Within the West End, Bloomsbury has the greatest concentration of hotels, as well as the widest variety of accommodations. Affordable London hotel deals can be very difficult to come by, but comparing room rates in this district is a good way to start. Marylebone, home to Madame Tussaud’s wax museum and Portland Place, is a little farther away from the heart of the West End but still within its confines. Well over a dozen reputable hotels are situated there, including some very modestly priced options.
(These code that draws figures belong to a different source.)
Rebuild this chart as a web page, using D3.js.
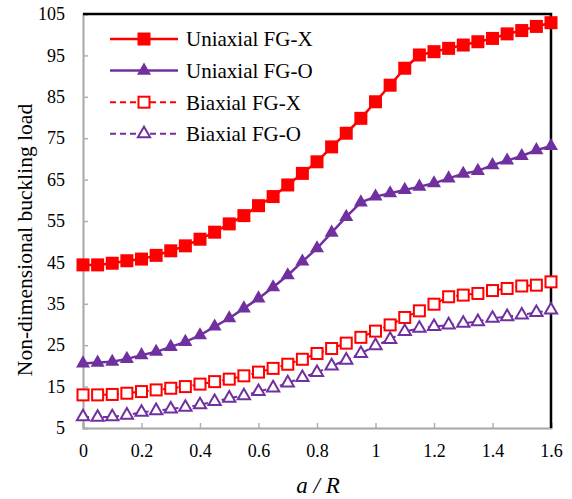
<!DOCTYPE html>
<html>
<head>
<meta charset="utf-8">
<script src="https://cdn.jsdelivr.net/npm/d3@7"></script>
<style>
  body { margin: 0; background: #fff; }
  text { font-family: "Liberation Serif", serif; }
</style>
</head>
<body>
<div id="chart"></div>
<script>
const xValues = [0, 0.05, 0.1, 0.15, 0.2, 0.25, 0.3, 0.35, 0.4, 0.45, 0.5, 0.55, 0.6, 0.65, 0.7, 0.75, 0.8,
  0.85, 0.9, 0.95, 1.0, 1.05, 1.1, 1.15, 1.2, 1.25, 1.3, 1.35, 1.4, 1.45, 1.5, 1.55, 1.6];

const uniaxialX = [44.4, 44.4, 44.8, 45.4, 45.8, 46.7, 47.8, 49.0, 50.6, 52.3, 54.3, 56.3, 58.7, 60.9, 63.7, 66.5, 69.3,
  72.9, 76.2, 79.8, 83.8, 87.8, 91.9, 95.1, 95.9, 96.7, 97.5, 98.3, 99.1, 100.2, 101.0, 102.0, 102.9];
const uniaxialO = [20.6, 20.8, 21.0, 21.7, 22.6, 23.4, 24.6, 25.8, 27.4, 29.5, 31.5, 33.9, 36.3, 39.0, 41.9, 45.2, 48.4,
  52.2, 56.0, 59.5, 60.9, 61.7, 62.5, 63.3, 64.1, 65.3, 66.4, 67.1, 68.5, 69.6, 70.7, 72.1, 73.1];
const biaxialX = [13.0, 13.0, 13.1, 13.4, 13.8, 14.2, 14.6, 15.0, 15.6, 16.2, 16.8, 17.6, 18.5, 19.4, 20.4, 21.6, 23.0,
  24.2, 25.5, 26.9, 28.4, 29.9, 31.7, 33.3, 34.9, 36.7, 37.1, 37.5, 38.2, 38.7, 39.3, 39.5, 40.3];
const biaxialO = [7.7, 7.6, 7.7, 8.1, 8.8, 9.2, 9.6, 10.0, 10.6, 11.4, 12.2, 12.8, 13.8, 14.7, 15.9, 17.2, 18.4,
  20.0, 21.4, 23.0, 24.9, 26.4, 28.3, 29.1, 29.5, 29.9, 30.3, 30.7, 31.5, 31.9, 32.3, 32.9, 33.5];

const xTicks = [0, 0.2, 0.4, 0.6, 0.8, 1, 1.2, 1.4, 1.6];
const yTicks = [5, 15, 25, 35, 45, 55, 65, 75, 85, 95, 105];

const seriesNames = ["Uniaxial FG-X", "Uniaxial FG-O", "Biaxial FG-X", "Biaxial FG-O"];

const red = "#ff0000", purple = "#7030a0";
const series = [
  { name: seriesNames[0], values: uniaxialX, color: red, shape: "square", filled: true, dashed: false },
  { name: seriesNames[1], values: uniaxialO, color: purple, shape: "triangle", filled: true, dashed: false },
  { name: seriesNames[2], values: biaxialX, color: red, shape: "square", filled: false, dashed: true },
  { name: seriesNames[3], values: biaxialO, color: purple, shape: "triangle", filled: false, dashed: true }
];

const width = 572, height = 499;
const margin = { top: 14, right: 21, bottom: 71, left: 83 };

const svg = d3.select("#chart").append("svg")
  .attr("width", width)
  .attr("height", height);

const x = d3.scaleLinear().domain([0, 1.6]).range([margin.left, width - margin.right]);
const y = d3.scaleLinear().domain([5, 105]).range([height - margin.bottom, margin.top]);

// axes
const gx = svg.append("g")
  .attr("transform", `translate(0,${y(5)})`)
  .call(d3.axisBottom(x).tickValues(xTicks).tickSize(-5).tickPadding(16)
    .tickFormat(d => String(d)));
const gy = svg.append("g")
  .attr("transform", `translate(${x(0)},0)`)
  .call(d3.axisLeft(y).tickValues(yTicks).tickSize(-5).tickPadding(18));

[gx, gy].forEach(g => {
  g.select(".domain").attr("stroke", "#a6a6a6").attr("stroke-width", 2);
  g.selectAll(".tick line").attr("stroke", "#b0b0b0").attr("stroke-width", 1.5);
  g.selectAll(".tick text").attr("fill", "#000").style("font-size", "18px")
    .style("font-family", "Liberation Serif, serif");
});

// top / right frame
svg.append("path")
  .attr("d", `M${x(0)},${y(105)}H${x(1.6)}V${y(5)}`)
  .attr("fill", "none")
  .attr("stroke", "#000")
  .attr("stroke-width", 2.5);

const line = d3.line().x((d, i) => x(xValues[i])).y(d => y(d));

const tri = d3.symbol().type(d3.symbolTriangle);

function drawMarker(g, s, cx, cy) {
  if (s.shape === "square") {
    const size = s.filled ? 13 : 11;
    g.append("rect")
      .attr("x", cx - size / 2).attr("y", cy - size / 2)
      .attr("width", size).attr("height", size)
      .attr("fill", s.filled ? s.color : "#fff")
      .attr("stroke", s.color)
      .attr("stroke-width", s.filled ? 0 : 2);
  } else {
    g.append("path")
      .attr("d", tri.size(s.filled ? 85 : 65)())
      .attr("transform", `translate(${cx},${cy})`)
      .attr("fill", s.filled ? s.color : "#fff")
      .attr("stroke", s.color)
      .attr("stroke-width", s.filled ? 0 : 2);
  }
}

series.forEach(s => {
  const g = svg.append("g");
  g.append("path")
    .datum(s.values)
    .attr("d", line)
    .attr("fill", "none")
    .attr("stroke", s.color)
    .attr("stroke-width", s.dashed ? 2 : 2.5)
    .attr("stroke-dasharray", s.dashed ? "6,4" : null);
  s.values.forEach((v, i) => drawMarker(g, s, x(xValues[i]), y(v)));
});

// legend
const legend = svg.append("g");
series.forEach((s, i) => {
  const ly = 39 + i * 31.6;
  legend.append("line")
    .attr("x1", 110).attr("x2", 178).attr("y1", ly).attr("y2", ly)
    .attr("stroke", s.color)
    .attr("stroke-width", s.dashed ? 2 : 2.5)
    .attr("stroke-dasharray", s.dashed ? "6,4" : null);
  drawMarker(legend, s, 144, ly);
  legend.append("text")
    .attr("x", 186).attr("y", ly)
    .attr("dy", "0.35em")
    .style("font-size", "21px")
    .text(s.name);
});

// axis titles
svg.append("text")
  .attr("transform", `translate(32,240) rotate(-90)`)
  .attr("text-anchor", "middle")
  .style("font-size", "21.5px")
  .text("Non-dimensional buckling load");

svg.append("text")
  .attr("x", 318)
  .attr("y", 493)
  .attr("text-anchor", "middle")
  .style("font-size", "23px")
  .style("font-style", "italic")
  .text("a / R");
</script>
</body>
</html>
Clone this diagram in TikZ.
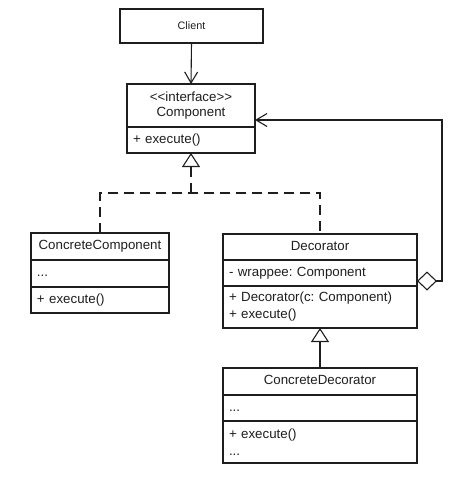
\documentclass[tikz,border=0pt]{standalone}
\usepackage{fontspec}
\setmainfont{Liberation Sans}
\usetikzlibrary{arrows.meta}
\frenchspacing

\definecolor{ink}{HTML}{1E1E1E}

\tikzset{
  uml/.style={draw=ink, line width=1.1pt, rectangle, inner xsep=6pt, inner ysep=0pt,
              outer sep=0pt, anchor=north west, text=ink,
              font=\fontsize{13.3}{17}\selectfont},
  head/.style={uml, align=center},
  body/.style={uml, align=left},
  oneline/.style={text height=9.6pt, text depth=2.7pt},
  link/.style={draw=ink, line width=1.1pt},
  assoc/.style={link, -{Straight Barb[length=11pt, width=13pt, line width=1.1pt]}},
  inherit/.style={link, -{Triangle[open, length=14pt, width=18pt, line width=1.1pt]}},
  realize/.style={inherit, dash pattern=on 10pt off 6pt},
  aggregate/.style={link, {Diamond[open, length=20pt, width=19pt, line width=1.1pt]}-{Straight Barb[length=11pt, width=13pt, line width=1.1pt]}},
}

\begin{document}
\begin{tikzpicture}[x=1pt, y=-1pt]
  \useasboundingbox (0,0) rectangle (449,491);

  % Client
  \node[head, oneline, text width=131pt, minimum height=34pt,
        font=\fontsize{10.8}{12}\selectfont] (client) at (120,9) {Client};

  % Component interface
  \node[head, text width=116pt, minimum height=43pt,
        font=\fontsize{13.3}{15}\selectfont] (comp-title) at (127,84)
        {{<}{<}interface{>}{>}\\Component};
  \node[body, oneline, text width=116pt, minimum height=26pt] (comp-ops)
        at (comp-title.south west) {+ execute()};

  % ConcreteComponent
  \node[head, oneline, text width=126pt, minimum height=27pt] (cc-title)
        at (31,233) {ConcreteComponent};
  \node[body, oneline, text width=126pt, minimum height=27pt] (cc-attrs)
        at (cc-title.south west) {...};
  \node[body, oneline, text width=126pt, minimum height=26pt] (cc-ops)
        at (cc-attrs.south west) {+ execute()};

  % Decorator
  \node[head, oneline, text width=182pt, minimum height=26pt] (dec-title)
        at (223,234) {Decorator};
  \node[body, oneline, text width=182pt, minimum height=26pt] (dec-attrs)
        at (dec-title.south west) {- wrappee: Component};
  \node[body, text width=182pt, minimum height=42pt] (dec-ops)
        at (dec-attrs.south west) {+ Decorator(c: Component)\\+ execute()};

  % ConcreteDecorator
  \node[head, oneline, text width=182pt, minimum height=27pt] (cd-title)
        at (223,368) {ConcreteDecorator};
  \node[body, oneline, text width=182pt, minimum height=26pt] (cd-attrs)
        at (cd-title.south west) {...};
  \node[body, text width=182pt, minimum height=42pt] (cd-ops)
        at (cd-attrs.south west) {+ execute()\\...};

  % Client uses Component
  \draw[assoc] (client.south) -- (comp-title.north);

  % Realizations of the interface
  \coordinate (fork) at ([yshift=-40pt]comp-ops.south);
  \draw[realize, -] (cc-title.north) |- (fork) -| (dec-title.north);
  \draw[realize] (fork) -- (comp-ops.south);

  % ConcreteDecorator extends Decorator
  \draw[inherit] (cd-title.north) -- (dec-ops.south);

  % Decorator wraps a Component
  \coordinate (wrap) at ([yshift=-8pt]dec-attrs.east);
  \coordinate (hook) at ([yshift=7pt]comp-ops.north east);
  \draw[aggregate] (wrap) -- ++(25,0) |- (hook);
\end{tikzpicture}
\end{document}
The City, London’s original square-mile settlement and current financial district, also has a few notable hotels, but this neighborhood has little nightlife and its lodging is primarily designed with business travelers in mind.
London Hotel Tips
Because some of London’s hotels are housed in structures that are quite old and others are very new, you’ll find great variety in terms of amenities. Some of the older hotels may have plenty of unique charm, but drafty corridors and a lack of air conditioning. It’s best to assume nothing and research thoroughly when choosing from among unfamiliar hotels.
While accommodations range from sparse and basic to luxurious, lodging in London is expensive all-around. Be prepared to pay more than you might expect, regardless of the level of accommodations you choose. If saving is a must, look for nearby B&Bs and compare their rates with the hotels you’re considering. London even has some B&B agencies that can help you find something in your range.
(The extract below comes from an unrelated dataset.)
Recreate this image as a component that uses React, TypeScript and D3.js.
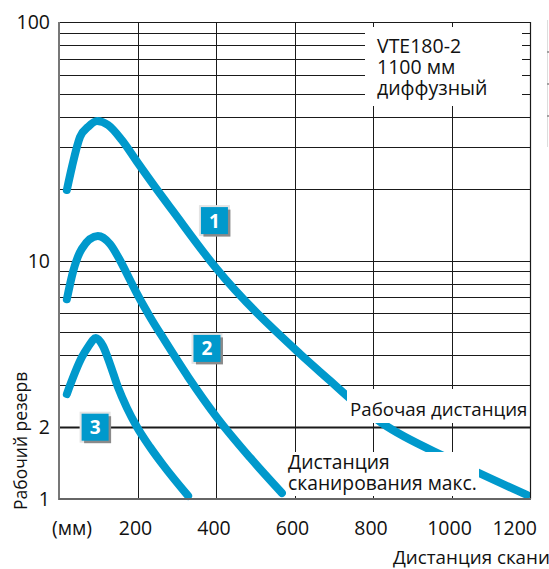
import React from "react";
import * as d3 from "d3";

// ---- data ----
const curve1Dist = [20, 33, 53.5, 74, 97, 125, 160, 199, 245, 288, 400, 614, 690, 746, 823, 1001, 1192];
const curve1Res = [19.75, 24.66, 32.95, 36.3, 38.45, 37.0, 32.0, 25.9, 20.3, 16.3, 9.3, 4.06, 3.14, 2.6, 2.08, 1.457, 1.04];
const curve2Dist = [20, 36, 58, 99, 130, 155, 181, 199, 232, 270, 329, 403, 487, 568];
const curve2Res = [6.88, 9.0, 11.2, 12.67, 11.73, 10.05, 8.28, 7.24, 5.8, 4.6, 3.25, 2.19, 1.49, 1.06];
const curve3Dist = [20, 58.6, 74, 94, 112, 130, 150, 173, 199, 232, 265, 329];
const curve3Res = [2.755, 3.94, 4.34, 4.73, 4.38, 3.68, 2.95, 2.41, 2.0, 1.65, 1.39, 1.03];
const badgeNames = ["1", "2", "3"];
const badgeDist = [396, 377, 92];
const badgeRes = [14.7, 4.28, 2.0];
const xTickValues = [200, 400, 600, 800, 1000, 1200];
const xTickLabels = ["200", "400", "600", "800", "1000", "1200"];
const yTickValues = [1, 2, 10, 100];
const yTickLabels = ["1", "2", "10", "100"];
const yGridValues = [2, 3, 4, 5, 6, 7, 8, 9, 10, 20, 30, 40, 50, 60, 70, 80, 90];
const legendLines = ["VTE180-2", "1100 мм", "диффузный"];

const BLUE = "#0099cc";
const FONT = "'Open Sans', 'Noto Sans', sans-serif";

export default function App() {
  const W = 549, H = 569;
  const x = d3.scaleLinear().domain([0, 1200]).range([59, 530]);
  const y = d3.scaleLog().domain([1, 100]).range([499, 22]);
  const line = d3
    .line<[number, number]>()
    .x((d) => x(d[0]))
    .y((d) => y(d[1]))
    .curve(d3.curveMonotoneX);
  const curves = [
    d3.zip(curve1Dist, curve1Res) as [number, number][],
    d3.zip(curve2Dist, curve2Res) as [number, number][],
    d3.zip(curve3Dist, curve3Res) as [number, number][],
  ];
  const x0 = x(0), x1 = x(1200), yTop = y(100), yBot = y(1);
  const gridColor = "#1a1a1a";

  return (
    <svg width={W} height={H} style={{ position: "absolute", left: 0, top: 0, background: "#fff" }} fontFamily={FONT}>
      <rect x={0} y={0} width={W} height={H} fill="#fff" />
      {/* horizontal grid */}
      {yGridValues.map((v) => (
        <line key={"h" + v} x1={x0} x2={x1} y1={Math.round(y(v)) + 0.5} y2={Math.round(y(v)) + 0.5}
          stroke={gridColor} strokeWidth={v === 2 ? 2 : 1} />
      ))}
      {/* vertical grid */}
      {xTickValues.slice(0, 5).map((v) => (
        <line key={"v" + v} x1={Math.round(x(v)) + 0.5} x2={Math.round(x(v)) + 0.5} y1={yTop} y2={yBot}
          stroke={gridColor} strokeWidth={1} />
      ))}
      {/* curves */}
      {curves.map((c, i) => (
        <path key={"c" + i} d={line(c) || ""} fill="none" stroke={BLUE} strokeWidth={8}
          strokeLinecap="round" strokeLinejoin="round" />
      ))}
      {/* white label boxes */}
      <rect x={365} y={27} width={157} height={79} fill="#fff" />
      <rect x={347} y={389} width={181} height={34} fill="#fff" />
      <rect x={286} y={452} width={193} height={44} fill="#fff" />
      {/* frame */}
      <line x1={x0} x2={x1} y1={yTop + 0.5} y2={yTop + 0.5} stroke={gridColor} strokeWidth={1.2} />
      <line x1={x1 + 0.5} x2={x1 + 0.5} y1={yTop} y2={yBot} stroke={gridColor} strokeWidth={1.2} />
      <line x1={x0} x2={x0} y1={yTop} y2={yBot + 1} stroke="#777" strokeWidth={2} />
      <line x1={x0} x2={x1 + 1} y1={yBot} y2={yBot} stroke="#666" strokeWidth={2} />
      {/* legend text */}
      {legendLines.map((t, i) => (
        <text key={"lg" + i} x={377} y={52.5 + i * 21} fontSize={19.5} fill="#111">{t}</text>
      ))}
      <text x={350} y={416} fontSize={18.7} fill="#111">Рабочая дистанция</text>
      <text x={288} y={469} fontSize={19.3} fill="#111">Дистанция</text>
      <text x={288} y={490} fontSize={19.3} fill="#111">сканирования макс.</text>
      {/* badges */}
      {badgeNames.map((n, i) => {
        const cx = x(badgeDist[i]), cy = y(badgeRes[i]);
        const s = 27;
        return (
          <g key={"b" + n}>
            <rect x={cx - s / 2 - 2} y={cy - s / 2 - 2} width={s + 4} height={s + 4} fill="#e4e4e4" />
            <rect x={cx - s / 2 + 2.5} y={cy - s / 2 + 2.5} width={s} height={s} fill="#8a8a8a" />
            <rect x={cx - s / 2} y={cy - s / 2} width={s} height={s} fill={BLUE} />
            <text x={cx} y={cy + 7} textAnchor="middle" fontSize={19} fontWeight="bold" fill="#fff">{n}</text>
          </g>
        );
      })}
      {/* y ticks */}
      {yTickValues.map((v, i) => (
        <text key={"yt" + v} x={50} y={y(v) + 7} textAnchor="end" fontSize={19.5} fill="#111">{yTickLabels[i]}</text>
      ))}
      {/* x ticks */}
      {xTickValues.map((v, i) => (
        <text key={"xt" + v} x={i === xTickValues.length - 1 ? x(v) + 7 : x(v) - 2} y={535}
          textAnchor={i === xTickValues.length - 1 ? "end" : "middle"} fontSize={19.5} fill="#111">{xTickLabels[i]}</text>
      ))}
      <text x={52} y={535} fontSize={19.5} fill="#111">(мм)</text>
      <text x={393} y={564} fontSize={18.8} fill="#111">Дистанция скани</text>
      <text transform={`translate(27,510) rotate(-90)`} fontSize={17.5} fill="#111">Рабочий резерв</text>
      {/* cropped neighbour fragment at right edge */}
      <line x1={547.5} x2={547.5} y1={20} y2={147} stroke="#ddd" strokeWidth={1} />
      {[52, 84, 116].map((t) => (
        <line key={"rt" + t} x1={547} x2={549} y1={t} y2={t} stroke="#888" strokeWidth={1.5} />
      ))}
    </svg>
  );
}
London Hotel Recommendations
When seeking out comfortable accommodations in the West End, consider the Renaissance London Chancery Court. Its convenient Bloomsbury location is close to the Holborn tube stop, putting guests minutes away from all of the top West End attractions, and the impeccably updated property features exceptionally clean rooms, a modern fitness center and a variety of options for on-site dining and drinking. In the Marylebone neighborhood, the Dorset Square Hotel feels more like home. It consists of eight spacious rooms divided among two traditional townhouses, offering the feel of a B&B, but with the privacy of a hotel.
A surprising gem in the hip Soho neighborhood is the Haymarket Hotel, conveniently located next to the popular Haymarket Theatre. While it’s one of the more expensive places in the West End, it’s a great value given its premier location, contemporary and creatively decorated rooms, and excellent dining options. But the highlight may be the 60-foot indoor pool, which is surrounded by dramatic colored lighting and a sleek cocktail bar.
If you’d prefer something in the quieter financial district, The Grange City Hotel is also an excellent value with five star status. On-site amenities include two bars, two restaurants, a spa, a swimming pool, a fitness center and numerous other features that help make this a favorite among business travelers and tourists alike.
London’s underground tube system is famous for its design and efficiency, and is generally the easiest way to traverse long distances within the city. Maps and fare schedules are available online, but you can pick up maps and other information at London Transport kiosks in the airport when your flight to London arrives. You should have plenty of time to study them as you make your way from the airport to the city, which is best done via express train.
From Heathrow, the Heathrow Express is the best compromise between cost and efficiency, as cab fare can be exorbitantly expensive and the tube may take a full hour. This ride takes 15 to 20 minutes and deposits you in the Paddington neighborhood, where you can transfer to the tube to complete your trip. From Gatwick, the Gatwick Express takes a half hour and ends at the Victoria Rail Station in central London.
Buses also run throughout the city, and you can find information on routes and fares at London Transport kiosks as well. The advantage of traveling by bus is that you get to see more of the city as you go, but drawbacks include frequent overcrowding and traffic delays.